ON RAPOPORT: Custom-made three-piece suit ($1,195), custom-made shirt ($140), and tie ($85), Astor & Black. Shoes, Loake ($295). Astor & Black, 230 N. Second St., Suite 1B, 610-733-2455
ON JUSTICE: Custom-made jacket ($800), custommade pants ($350), custom-made shirt ($140), and tie ($85), Astor & Black. Astor & Black (see above). Shoes, Winston’s own.
Winston Justice: Growing Bolder
The excitement of wrangling two coveted seats to Vera Wang’s runway show during New York’s Mercedes-Benz Fashion Week might be lost on most men. But not on Winston Justice.
Admittedly, it was his wife’s idea to take in the see-and-be-seen sartorial thrills, but Justice says he enjoyed the experience all the same. Fashion—like writing for local news outlets, surfing in exotic locales like Costa Rica, experiencing Philly’s latest restaurants (he even has a sushi roll named after him at Zama), or savoring coffee at Elixir, the Center City coffee bar he co-owns with his brother-in-law—is just another hobby of the larger-than-life professional football player.
As the starting right tackle for the Eagles, Justice spends most of his time dressed in helmets and pads. But on the occasions when he does get to wear suits, for team travel or for evenings out, he takes full advantage of his well-edited wardrobe, starting with shoes. “I’m a shoe fanatic,” says Justice. “It started with sneakers, but now I have all types of footwear. I’ll wear the same shoes with suits or jeans.”

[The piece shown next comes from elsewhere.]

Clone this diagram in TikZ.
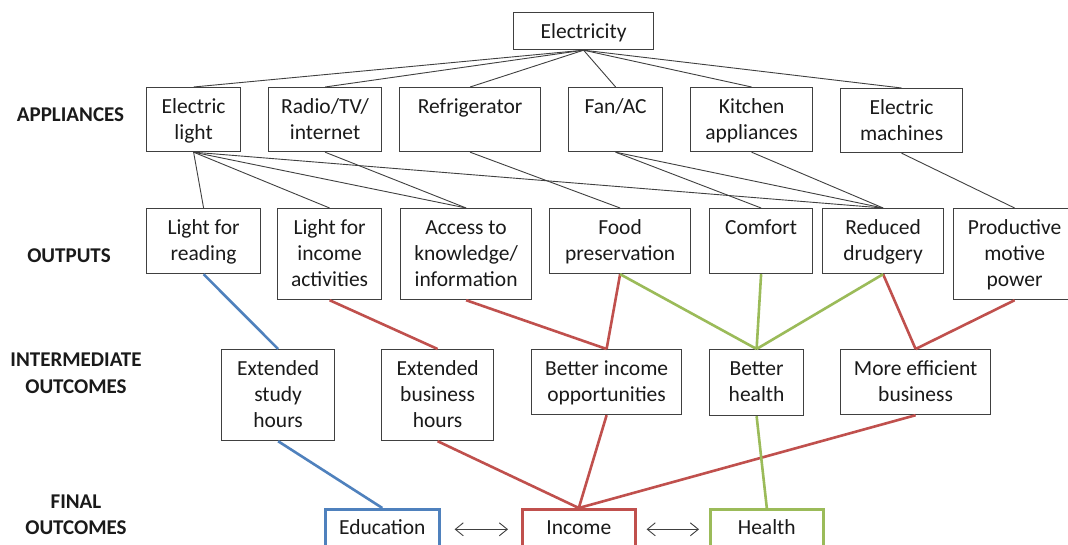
\documentclass[tikz,border=0pt]{standalone}
\usepackage{fontspec}
\setmainfont{Carlito}
\usetikzlibrary{arrows.meta}
\definecolor{cblue}{HTML}{4F81BD}
\definecolor{cred}{HTML}{C0504D}
\definecolor{cgreen}{HTML}{9BBB59}
\definecolor{cline}{HTML}{404040}
\definecolor{ctext}{HTML}{1A1A1A}
\tikzset{
  box/.style={draw=cline, line width=1.2pt, inner sep=0pt, fill=white},
  boxtext/.style={anchor=north, align=center, inner xsep=0pt, inner ysep=7.8pt,
    font=\fontsize{21.5}{26}\selectfont, text=ctext},
  rowlabel/.style={align=center, inner sep=0pt, font=\bfseries\fontsize{21}{26.5}\selectfont, text=ctext},
  conn/.style={draw=cline, line width=0.9pt},
  bluel/.style={draw=cblue, line width=2.6pt},
  redl/.style={draw=cred, line width=2.6pt},
  greenl/.style={draw=cgreen, line width=2.6pt},
  finalbox/.style={box, line width=2.6pt},
  dbl/.style={draw=cline, line width=0.9pt, {Straight Barb[length=8pt,width=13pt]}-{Straight Barb[length=8pt,width=13pt]}}
}
\newcommand{\bx}[7][]{%
  \node[box,#1,minimum width=#5pt,minimum height=#6pt,anchor=north west] (#2) at (#3,#4) {};
  \node[boxtext] (#2-t) at (#2.north) {\strut#7};
}
\begin{document}
\begin{tikzpicture}[x=1pt,y=-1pt]
\useasboundingbox (0,0) rectangle (1068,545);
\fill[white] (0,0) rectangle (1068,545);

% row labels
\node[rowlabel] (lab-app) at (70.5,114.5) {APPLIANCES};
\node[rowlabel] (lab-out) at (69,256) {OUTPUTS};
\node[rowlabel] (lab-int) at (76,373.5) {INTERMEDIATE\\OUTCOMES};
\node[rowlabel] (lab-fin) at (76,515) {FINAL\\OUTCOMES};

% boxes
\bx{elec}{513}{12}{140}{37}{Electricity}

\bx{elight}{146}{87}{94}{64}{Electric\\light}
\bx{radio}{268}{87}{113}{64}{Radio/TV/\\internet}
\bx{fridge}{399}{87}{141}{64}{Refrigerator}
\bx{fan}{568}{87}{94}{64}{Fan/AC}
\bx{kitchen}{690}{87}{122}{64}{Kitchen\\appliances}
\bx{emach}{840}{88}{122}{64}{Electric\\machines}

\bx{lread}{146}{208}{114}{65}{Light for\\reading}
\bx{lincome}{277}{208}{104}{91}{Light for\\income\\activities}
\bx{access}{400}{208}{131}{91}{Access to\\knowledge/\\information}
\bx{food}{549}{208}{141}{65}{Food\\preservation}
\bx{comfort}{709}{208}{103}{65}{Comfort}
\bx{reduced}{822}{208}{121}{65}{Reduced\\drudgery}
\bx{productive}{953}{208}{122}{91}{Productive\\motive\\power}

\bx{exstudy}{221}{349}{113}{91}{Extended\\study\\hours}
\bx{exbus}{381}{349}{112}{91}{Extended\\business\\hours}
\bx{betinc}{531}{349}{150}{65}{Better income\\opportunities}
\bx{bethealth}{709}{349}{94}{66}{Better\\health}
\bx{moreeff}{840}{349}{150}{65}{More efficient\\business}

\bx[finalbox,draw=cblue]{edu}{324}{508}{114}{50}{Education}
\bx[finalbox,draw=cred]{income}{521}{508}{113}{50}{Income}
\bx[finalbox,draw=cgreen]{health}{709}{508}{113}{50}{Health}

% black connectors
\foreach \a in {elight,radio,fridge,fan,kitchen,emach}
  \draw[conn] (elec.south) -- (\a.north);
\draw[conn] (elight.south) -- (lread.north);
\draw[conn] (elight.south) -- (lincome.north);
\draw[conn] (elight.south) -- (access.north);
\draw[conn] (elight.south) -- (reduced.north);
\draw[conn] (radio.south) -- (access.north);
\draw[conn] (fridge.south) -- (food.north);
\draw[conn] (fan.south) -- (comfort.north);
\draw[conn] (fan.south) -- (reduced.north);
\draw[conn] (kitchen.south) -- (reduced.north);
\draw[conn] (emach.south) -- (productive.north);

% coloured connectors
\draw[bluel] (lread.south) -- (exstudy.north);
\draw[bluel] (exstudy.south) -- (edu.north);

\draw[redl] (lincome.south) -- (exbus.north);
\draw[redl] (access.south) -- (betinc.north);
\draw[redl] (food.south) -- (betinc.north);
\draw[redl] (reduced.south) -- (moreeff.north);
\draw[redl] (productive.south) -- (moreeff.north);
\draw[redl] (exbus.south) -- (income.north);
\draw[redl] (betinc.south) -- (income.north);
\draw[redl] (moreeff.south) -- (income.north);

\draw[greenl] (food.south) -- (bethealth.north);
\draw[greenl] (comfort.south) -- (bethealth.north);
\draw[greenl] (reduced.south) -- (bethealth.north);
\draw[greenl] (bethealth.south) -- (health.north);

% double arrows
\draw[dbl, shorten <=14pt, shorten >=13pt] ([yshift=5pt]edu.east) -- ([yshift=5pt]income.west);
\draw[dbl, shorten <=10pt, shorten >=10pt] ([yshift=5pt]income.east) -- ([yshift=5pt]health.west);
\end{tikzpicture}
\end{document}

For his suits, Justice has worked with Berel Rapoport of Astor & Black, a boutique custom clothier with locations across the US, including one in Old City, for the past three years. Thanks to Rapoport’s careful consult—and more than 5,000 fabric swatches to choose from during one-on-one appointments— Justice has abandoned basic black and brown ensembles for patterned ties, velvet sport coats with elbow patches and contrast stitching, and three-button suit jackets featuring contemporary roll-down collars.
Rapoport, who at just 29 years old is an uncharacteristically young tailor, left his former life in advertising to pursue a career in clothing. For this self-described people person, it has been as much about building relationships—Rapoport and Justice’s kids play together, and the two will meet up occasionally in Florida, where Justice lives in the off-season—as it has been about helping clients take ownership of their look.
In that aspect, Rapoport has certainly helped Justice do just that. Maybe even too well, he says. “He’ll go through GQ and snap a picture with his phone and send it to me, saying, ‘I like this jacket,’ or ‘Let’s use this pattern,’” says Rapoport. “His wife says I’ve created a monster.”